Tienen miedo. Están sin la cabeza, sin el maestro. Aún no se han tomado en
serio la resurrección del Señor. La cruz es el instrumento que usa Dios para
vencer el mal. No es la última palabra.
Dado
que Jesús vuelve a aparecerse a los ocho días. Están encerrados. Jesús va a
sacarles de esa cápsula como tantas veces lo hace Dios y nos envía instrumentos
para disipar el temor, ser perdonados y encontrar una mano que nos levanta.
Cuando
Juan el evangelista habla del miedo, no se refiere al psicológico, sino cobra
un sentido teológico. Esto es, cuando no se toma en serio el sentido de la
cruz, el sufrimiento y el mal. Ese es el peor miedo. Es la sensación del
derrotado. Únicamente aceptando a Cristo resucitado y vivo se puede pasar a la
paz y seguridad verdadera.
Es
tan realista el Señor que se muestra como tal. Da a conocer sus heridas, es
decir, las huellas del dolor, la pasión y muerte. Pero es él mismo en persona.
No es un fantasma, sino el vencedor. Lo reconocemos en sus llagas y heridas curadas.

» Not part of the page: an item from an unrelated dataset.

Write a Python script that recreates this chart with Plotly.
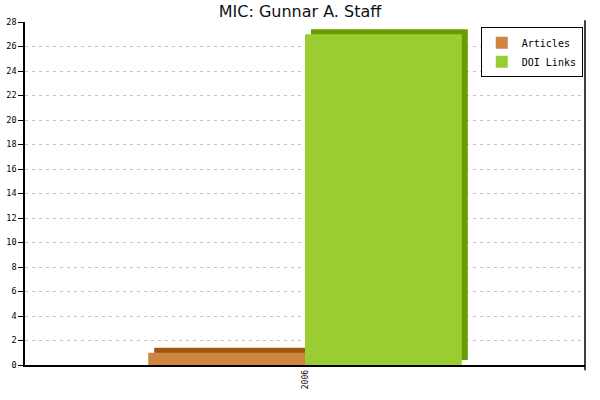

Hay noches oscuras en nuestras vidas que es bueno aceptarlas y disiparlas con
la luz de la resurrección.
Dios
nos conoce hasta el fondo del corazón y pensamiento; ha querido instituir el
sacramento de la confesión para sanar nuestras heridas. Acudamos al perdón y la
misericordia divina para acogernos a la mano misericordiosa del Señor. Él nos
levanta de las caídas, las que sean; cura las heridas del pasado. No digas que
no tienes perdón. Aceptarte y reconocerte en ese corazón cálido que es misericordia.